Apr 27, 2012
I believe that any group activity that emphasizes self-other interaction can contribute to increasing social-emotional capacities, such as empathy, but that musical group interaction may be substantially more effective in doing so. This may be due to the many mental, social, and emotional skills specifically required for playing music together, and which appear to also be necessary for empathic behavior. It is almost as if the purpose of music making is to train us to become more empathic.
Consider, for example, what people playing in a group must do in order to maintain a coherent and harmonious musical flow. They need to continuously monitor and make sense of the movements, rhythms, intentions, and even the states of mind and the emotions transpiring in the other players, and adjust their playing accordingly. To achieve this, a lot of practice and experience are required. Mastering these abilities and being accustomed to attending others’ states of mind and emotions can considerably influence our attitude toward others, producing a more empathic vantage point. Obviously, however, like in any human interaction, we have to be careful of unfavorable pitfalls, such as intolerance, jealousy, and selfishness.

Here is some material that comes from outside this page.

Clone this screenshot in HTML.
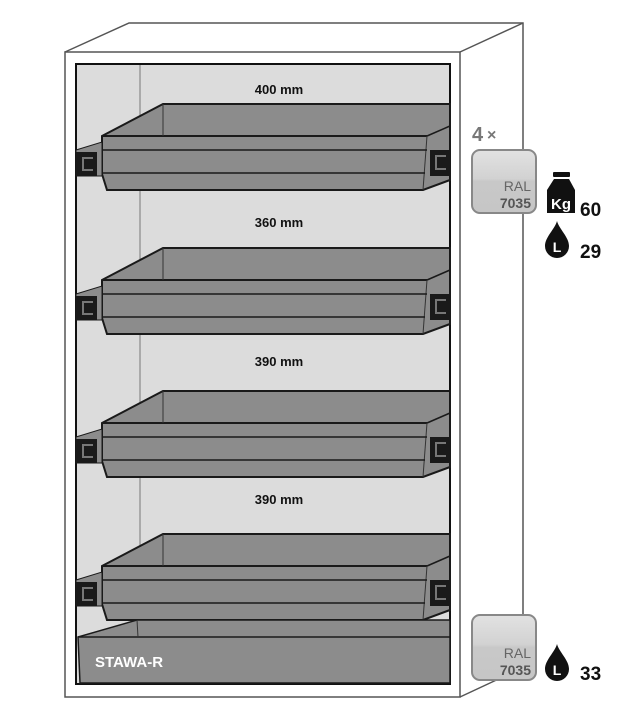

In sum, musical group interaction requires from its interacting individuals a unique combination of social and emotional capacities and skills that can potentially contribute to an enhanced capacity for empathy. In a recent study, we have put these ideas to the test, running a musical group interaction program during an entire school year. The program consisted of weekly one-hour sessions in small groups, during which the children performed various musical tasks designed to emphasize those elements in musical group interaction that are most likely to promote empathy. We found increases in the levels of empathy in the participating children that were much larger than in children participating in a parallel non-musical program or children not partaking in any additional activity.